■ Aim of the task ■
Repeat only the lines running from the beginning of the material through the line that contains "var seriesNames = ['2019', '2040'];".

■ Raw data ■
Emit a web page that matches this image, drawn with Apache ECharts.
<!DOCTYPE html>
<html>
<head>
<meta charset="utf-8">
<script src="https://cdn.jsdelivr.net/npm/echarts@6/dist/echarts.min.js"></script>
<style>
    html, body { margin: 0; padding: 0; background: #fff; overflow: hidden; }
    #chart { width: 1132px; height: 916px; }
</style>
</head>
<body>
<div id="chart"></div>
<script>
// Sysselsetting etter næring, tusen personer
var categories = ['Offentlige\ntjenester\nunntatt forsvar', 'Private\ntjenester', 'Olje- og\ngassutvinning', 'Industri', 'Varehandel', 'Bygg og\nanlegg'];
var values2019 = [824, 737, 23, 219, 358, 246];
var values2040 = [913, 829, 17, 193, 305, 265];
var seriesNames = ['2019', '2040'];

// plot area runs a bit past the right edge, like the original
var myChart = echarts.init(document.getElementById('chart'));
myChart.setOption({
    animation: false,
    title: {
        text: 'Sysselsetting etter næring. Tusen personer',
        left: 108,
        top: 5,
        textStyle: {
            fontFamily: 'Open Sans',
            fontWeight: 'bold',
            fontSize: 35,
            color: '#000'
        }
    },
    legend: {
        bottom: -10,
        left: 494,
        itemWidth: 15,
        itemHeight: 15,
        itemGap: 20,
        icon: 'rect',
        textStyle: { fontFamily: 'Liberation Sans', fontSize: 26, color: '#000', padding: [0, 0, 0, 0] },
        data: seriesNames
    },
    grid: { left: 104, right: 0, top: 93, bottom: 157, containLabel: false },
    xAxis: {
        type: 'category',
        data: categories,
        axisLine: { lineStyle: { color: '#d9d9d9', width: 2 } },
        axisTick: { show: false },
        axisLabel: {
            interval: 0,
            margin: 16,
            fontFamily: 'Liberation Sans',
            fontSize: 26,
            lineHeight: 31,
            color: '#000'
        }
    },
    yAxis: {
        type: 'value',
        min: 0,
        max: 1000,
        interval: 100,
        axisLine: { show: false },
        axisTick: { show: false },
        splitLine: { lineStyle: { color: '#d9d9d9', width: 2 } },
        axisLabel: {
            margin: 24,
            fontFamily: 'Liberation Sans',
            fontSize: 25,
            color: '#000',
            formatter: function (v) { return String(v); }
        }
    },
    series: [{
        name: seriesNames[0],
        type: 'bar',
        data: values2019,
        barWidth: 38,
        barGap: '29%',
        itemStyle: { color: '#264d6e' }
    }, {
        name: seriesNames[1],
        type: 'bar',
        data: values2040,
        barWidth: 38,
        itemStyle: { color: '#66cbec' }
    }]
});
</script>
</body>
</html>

■ Result ■
Emit a web page that matches this image, drawn with Apache ECharts.
<!DOCTYPE html>
<html>
<head>
<meta charset="utf-8">
<script src="https://cdn.jsdelivr.net/npm/echarts@6/dist/echarts.min.js"></script>
<style>
    html, body { margin: 0; padding: 0; background: #fff; overflow: hidden; }
    #chart { width: 1132px; height: 916px; }
</style>
</head>
<body>
<div id="chart"></div>
<script>
// Sysselsetting etter næring, tusen personer
var categories = ['Offentlige\ntjenester\nunntatt forsvar', 'Private\ntjenester', 'Olje- og\ngassutvinning', 'Industri', 'Varehandel', 'Bygg og\nanlegg'];
var values2019 = [824, 737, 23, 219, 358, 246];
var values2040 = [913, 829, 17, 193, 305, 265];
var seriesNames = ['2019', '2040'];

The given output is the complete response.